----- Data shown -----
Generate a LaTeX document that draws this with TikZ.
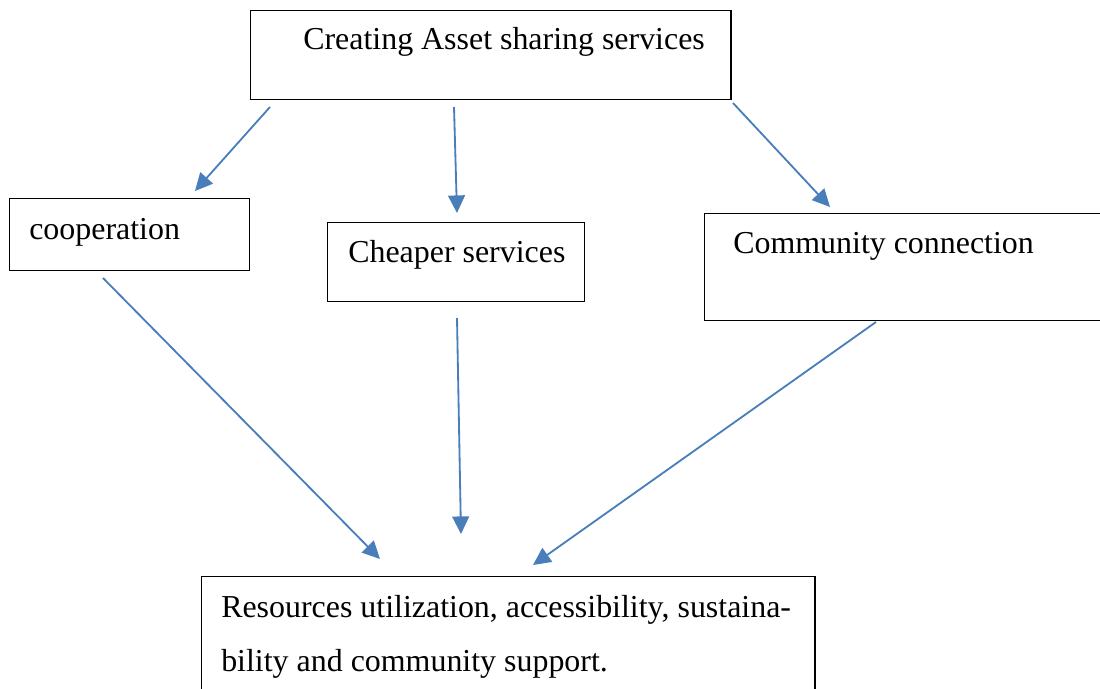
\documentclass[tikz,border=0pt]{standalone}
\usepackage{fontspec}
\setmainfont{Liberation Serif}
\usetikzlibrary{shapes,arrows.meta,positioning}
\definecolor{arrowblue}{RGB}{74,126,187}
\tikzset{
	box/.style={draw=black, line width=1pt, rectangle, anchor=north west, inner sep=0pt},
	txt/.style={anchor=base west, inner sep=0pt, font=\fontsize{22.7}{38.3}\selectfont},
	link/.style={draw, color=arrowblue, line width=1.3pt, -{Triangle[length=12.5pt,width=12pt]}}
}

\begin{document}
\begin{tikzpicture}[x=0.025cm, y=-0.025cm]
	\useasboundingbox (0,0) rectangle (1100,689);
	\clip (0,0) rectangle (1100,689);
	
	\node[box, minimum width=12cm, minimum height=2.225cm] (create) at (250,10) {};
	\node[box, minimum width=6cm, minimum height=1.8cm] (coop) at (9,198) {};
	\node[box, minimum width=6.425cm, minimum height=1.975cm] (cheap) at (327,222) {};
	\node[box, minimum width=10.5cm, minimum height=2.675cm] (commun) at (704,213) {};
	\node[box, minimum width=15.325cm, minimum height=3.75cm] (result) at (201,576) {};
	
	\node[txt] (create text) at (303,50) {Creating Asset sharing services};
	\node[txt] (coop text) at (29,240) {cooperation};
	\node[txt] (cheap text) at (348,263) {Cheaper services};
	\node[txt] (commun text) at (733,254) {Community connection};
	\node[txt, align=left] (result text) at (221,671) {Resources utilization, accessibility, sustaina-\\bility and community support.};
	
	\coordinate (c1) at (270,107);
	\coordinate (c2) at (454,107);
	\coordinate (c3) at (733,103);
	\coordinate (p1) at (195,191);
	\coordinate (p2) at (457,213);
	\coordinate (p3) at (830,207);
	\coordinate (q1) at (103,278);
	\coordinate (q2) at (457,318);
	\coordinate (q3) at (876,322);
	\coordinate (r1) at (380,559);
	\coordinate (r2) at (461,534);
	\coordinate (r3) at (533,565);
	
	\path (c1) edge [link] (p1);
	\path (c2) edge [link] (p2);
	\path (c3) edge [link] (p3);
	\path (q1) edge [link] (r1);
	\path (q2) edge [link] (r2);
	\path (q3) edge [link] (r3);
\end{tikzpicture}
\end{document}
-----
- To do -
Transcribe all the data word for word; the images stay out.

- Completed exercise -
Generate a LaTeX document that draws this with TikZ.
\documentclass[tikz,border=0pt]{standalone}
\usepackage{fontspec}
\setmainfont{Liberation Serif}
\usetikzlibrary{shapes,arrows.meta,positioning}
\definecolor{arrowblue}{RGB}{74,126,187}
\tikzset{
	box/.style={draw=black, line width=1pt, rectangle, anchor=north west, inner sep=0pt},
	txt/.style={anchor=base west, inner sep=0pt, font=\fontsize{22.7}{38.3}\selectfont},
	link/.style={draw, color=arrowblue, line width=1.3pt, -{Triangle[length=12.5pt,width=12pt]}}
}

\begin{document}
\begin{tikzpicture}[x=0.025cm, y=-0.025cm]
	\useasboundingbox (0,0) rectangle (1100,689);
	\clip (0,0) rectangle (1100,689);
	
	\node[box, minimum width=12cm, minimum height=2.225cm] (create) at (250,10) {};
	\node[box, minimum width=6cm, minimum height=1.8cm] (coop) at (9,198) {};
	\node[box, minimum width=6.425cm, minimum height=1.975cm] (cheap) at (327,222) {};
	\node[box, minimum width=10.5cm, minimum height=2.675cm] (commun) at (704,213) {};
	\node[box, minimum width=15.325cm, minimum height=3.75cm] (result) at (201,576) {};
	
	\node[txt] (create text) at (303,50) {Creating Asset sharing services};
	\node[txt] (coop text) at (29,240) {cooperation};
	\node[txt] (cheap text) at (348,263) {Cheaper services};
	\node[txt] (commun text) at (733,254) {Community connection};
	\node[txt, align=left] (result text) at (221,671) {Resources utilization, accessibility, sustaina-\\bility and community support.};
	
	\coordinate (c1) at (270,107);
	\coordinate (c2) at (454,107);
	\coordinate (c3) at (733,103);
	\coordinate (p1) at (195,191);
	\coordinate (p2) at (457,213);
	\coordinate (p3) at (830,207);
	\coordinate (q1) at (103,278);
	\coordinate (q2) at (457,318);
	\coordinate (q3) at (876,322);
	\coordinate (r1) at (380,559);
	\coordinate (r2) at (461,534);
	\coordinate (r3) at (533,565);
	
	\path (c1) edge [link] (p1);
	\path (c2) edge [link] (p2);
	\path (c3) edge [link] (p3);
	\path (q1) edge [link] (r1);
	\path (q2) edge [link] (r2);
	\path (q3) edge [link] (r3);
\end{tikzpicture}
\end{document}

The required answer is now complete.